Noken represent the prosperity of Papuans and are a symbol of their intimate relationship to nature (Marjanto, 2013). Materials used to make these bags are freely taken from the forest without any contamination. Papuans believe that damaged noken can easily return to the land. The noken has a longstanding history in Papuan culture. However, since the implementation of economic development projects, Papuans are finding natural materials, once easily accessible from the forest, more difficult to obtain (CIFOR, 2014; Hadiprayitno, 2015). There has not been an empirical examination of the noken in West Papua that centers the voices of indigenous women. This work addresses this gap by examining the relationship between traditional practices and Papuan cultural identity. It is the purpose of this study to contribute to the scholarship on Papuan women by enhancing our understanding of Papuan women’s attitudes toward the noken. Drawing on the voices of Papuan women from the Merauke Regency located in the south of West Papua, this study addresses two questions: How does the noken resonate with Papuan women/community; and have perceptions of noken and its availability changed?

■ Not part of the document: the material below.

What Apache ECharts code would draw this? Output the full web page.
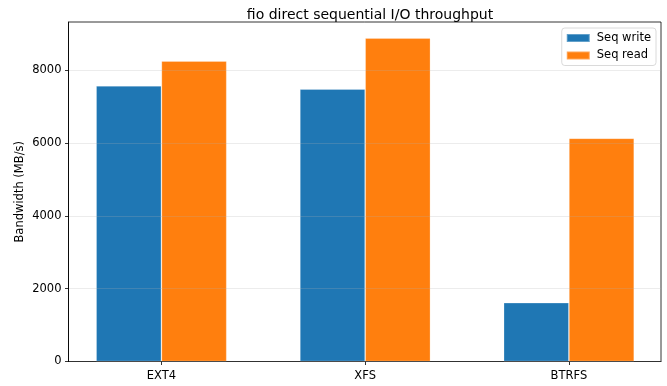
<!DOCTYPE html>
<html>
<head>
<meta charset="utf-8">
<script src="https://cdn.jsdelivr.net/npm/echarts@6/dist/echarts.min.js"></script>
<style>html,body{margin:0;padding:0;background:#fff}#c{width:667px;height:386px}</style>
</head>
<body>
<div id="c"></div>
<script>
const categories = ['EXT4', 'XFS', 'BTRFS'];
const seqWrite = [7570, 7480, 1615];
const seqRead = [8250, 8880, 6130];
const yTicks = [0, 2000, 4000, 6000, 8000];
const seriesNames = ['Seq write', 'Seq read'];

const FONT = 'DejaVu Sans';
const chart = echarts.init(document.getElementById('c'), null, {renderer: 'canvas'});
const pos = categories.map((_, i) => i);
chart.setOption({
  animation: false,
  backgroundColor: '#fff',
  title: {
    text: 'fio direct sequential I/O throughput',
    left: 365, top: 3, textAlign: 'center',
    textStyle: {fontFamily: FONT, fontSize: 14, fontWeight: 'normal', color: '#000'}
  },
  legend: {
    data: seriesNames,
    orient: 'vertical',
    right: 11, top: 28,
    itemWidth: 23, itemHeight: 8, itemGap: 3.5,
    padding: [3, 5, 3, 4],
    borderColor: '#d0d0d0', borderWidth: 0.8, borderRadius: 3,
    backgroundColor: 'rgba(255,255,255,0.8)',
    icon: 'rect',
    textStyle: {fontFamily: FONT, fontSize: 11.5, color: '#000', padding: [0, 0, 0, 2], lineHeight: 14}
  },
  grid: {
    left: 68.5, right: 6, top: 22, bottom: 24.5,
    show: true, borderColor: '#000', borderWidth: 0.8, backgroundColor: 'transparent'
  },
  xAxis: {
    type: 'value', min: -0.456, max: 2.452,
    splitLine: {show: false},
    axisLine: {show: true, onZero: false, lineStyle: {color: '#000', width: 0.8}},
    axisTick: {show: true, customValues: pos, length: 3.5, lineStyle: {color: '#000', width: 0.8}},
    axisLabel: {
      customValues: pos, margin: 9,
      formatter: v => categories[Math.round(v)],
      fontFamily: FONT, fontSize: 11.5, color: '#000'
    }
  },
  yAxis: {
    type: 'value', min: 0, max: 9323, interval: 2000, z: 3,
    name: 'Bandwidth (MB/s)', nameLocation: 'middle', nameGap: 42, nameMoveOverlap: false,
    nameTextStyle: {fontFamily: FONT, fontSize: 11.5, color: '#000'},
    axisLine: {show: true, onZero: false, lineStyle: {color: '#000', width: 0.8}},
    axisTick: {show: true, customValues: yTicks, length: 3.5, lineStyle: {color: '#000', width: 0.8}},
    axisLabel: {
      margin: 7, fontFamily: FONT, fontSize: 11.5, color: '#000',
      customValues: yTicks,
      formatter: v => String(v)
    },
    splitLine: {show: true, lineStyle: {color: 'rgba(176,176,176,0.3)', width: 0.8}}
  },
  series: [
    {
      name: seriesNames[0], type: 'bar', barWidth: 65.3, barGap: '0%',
      itemStyle: {color: '#1f77b4', borderColor: 'rgba(255,255,255,0.3)', borderWidth: 0.8},
      data: seqWrite.map((v, i) => [pos[i], v])
    },
    {
      name: seriesNames[1], type: 'bar', barWidth: 65.3, barGap: '0%',
      itemStyle: {color: '#ff7f0e', borderColor: 'rgba(255,255,255,0.3)', borderWidth: 0.8},
      data: seqRead.map((v, i) => [pos[i], v])
    }
  ]
});
</script>
</body>
</html>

This qualitative case study employs a Women, Culture and Development (WCD) framework to understand the role of the noken in Papuan culture. Such an understanding, especially from the perspective of Papuan women, is necessary to bring awareness in order to develop effective strategies and interventions that draw on the knowledge and creativity of Papuans. Given the centrality of culture in a WCD approach, emphasis is on the nuanced ways Papuan women exercise their agency or the specific ways they exert power and influence within their surroundings. This paper proceeds with a brief discussion of the relationship between economic development programs and land rights in the Merauke Regency. More importantly, this discussion elucidates the relationship between the loss of native lands and cultural practices. The discussion then shifts to an analysis of interviews with four Papuan women and concludes with a discussion of the findings.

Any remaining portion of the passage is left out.